I think that it's really nice to get that kind of install very easily still these days, and wrote down what to do, since I never have. I am thinking about doing embedded x86 work, and there is little reason for much having much of the software on the system. Although it is fast fading away that we are space limited, with very large SD-cards being so cheap now, and usb just as well common. I'll probably be sticking newer drives in ancient systems if it comes to it.
I had slackware running on a 486 laptop, with 12 meg RAM, and I think 200 meg HD in 2004 with the latest slackware at the time. And I did use it . I started with a similar approach, on what was the minimum needed to boot, since 200 meg is a tight spot to fit. I reversed the process by adding a few useful things, such as networking. As far as the kernel, I specially prepared one and did not use the stock kernel. It was non-modular kernel, but with a few pcmcia modules like for my wireless card I bought for it. This system was working with about 40 MB left over, which is quite comfortable of a machine of that class, and the benefits of high speed remote access.
Earlier this year, I installed a headless Slackware server on a Dell Poweredge 1300, a high-end machine compared to yours. Pentium-III 500 MHz processor, 110 MB RAM, 3 x 9 GB SCSI hard disks. The company I did some training for didn't have the new servers delivered yet, so I decided to work on this old piece of hardware in the meantime. I was glad I had Slackware's CD-Rom jewel box, since the thing didn't have a DVD drive. Installed Slackware 14.1 using software RAID 5 on it. Nobody would have thought it, but we actually did most of the course on this old dinosaur, and we successfully ran DHCPD, BIND, NTPD, VSFTPD, Samba, Squid, SquidGuard, Postfix and a complete LAMP stack on that thing. The main motivation to do this was to poke fun at the Windows Server trainer, who complained that 8 GB RAM was "a bit short" to run his configurations when the server racks were finally delivered.
@kikinovak: you can probably make an ISO for this to be used for VPS/dedi providers allowing for custom HVM installs; this would make a great base system for remote Slackware systems!
The primary goal for this is learning. On servers, I just install the whole bucketload of package groups without KDE, XAP and XFCE, and that suits me well.
Your minimal setup would be the ideal starting point for creating a hardened Slackware server installation. Or a Slackware LXC container, for that matter.
Your minimal setup would be the ideal starting point for creating a hardened Slackware server installation. Or a Slackware LXC container, for that matter.
Excellent work.
Give it some time. I have some ideas how to get this right. Now I only need to find the time, as always.
Nice job kikinovak. I will follow this thread with great interest.

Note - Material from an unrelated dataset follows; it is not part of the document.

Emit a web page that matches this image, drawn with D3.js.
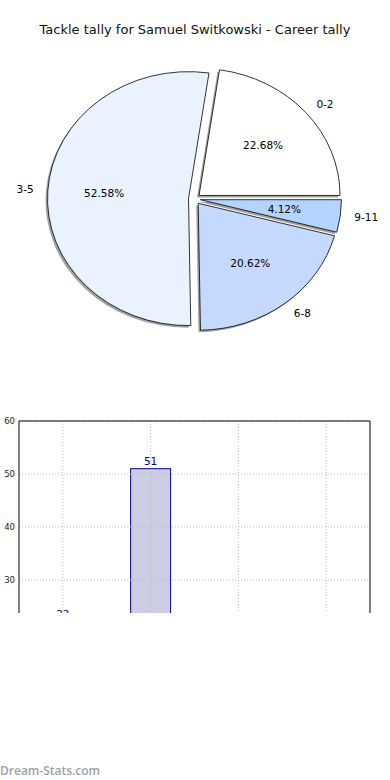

I was already trying to do the same thing, just for experiment/server purpose to replace in the future my netbsd server
I made a similar exercise with slackware 13.1, but my goal was to have just enough packages for slackpkg to work, then expand as needed.
The howto is hosted on the very same system I built when I made the howto!
It tough me a lot about tagfiles, slackpkg templates and (most importantly) dependencies, so I considered it a success as well a fun exercise.
I decided to try this on a VM. Downloaded the 64 iso and ran through the instructions with no problem. Went to update and though the logs say I have a network connection it doesnt seem to work. Running slackpkg hangs. Pinging against known websites just hang as well.
Deleted the VM and did a straight install and things worked as expected.
Deleted the VM again and reinstalled and worked through the install per instructions. Still cant ping the outside world. I havent been able to determine why yet.
First things first. For a start, I just wrote a documentation about an extremely minimal installation, which does three things:
Boot to a login prompt.
Allow root to login.
Allow root to install local packages using installpkg.
And that's it. Strict minimum. No slackpkg, no SSH, no network even, no man and info pages, and most of the shell commands are missing. It boots, that's it.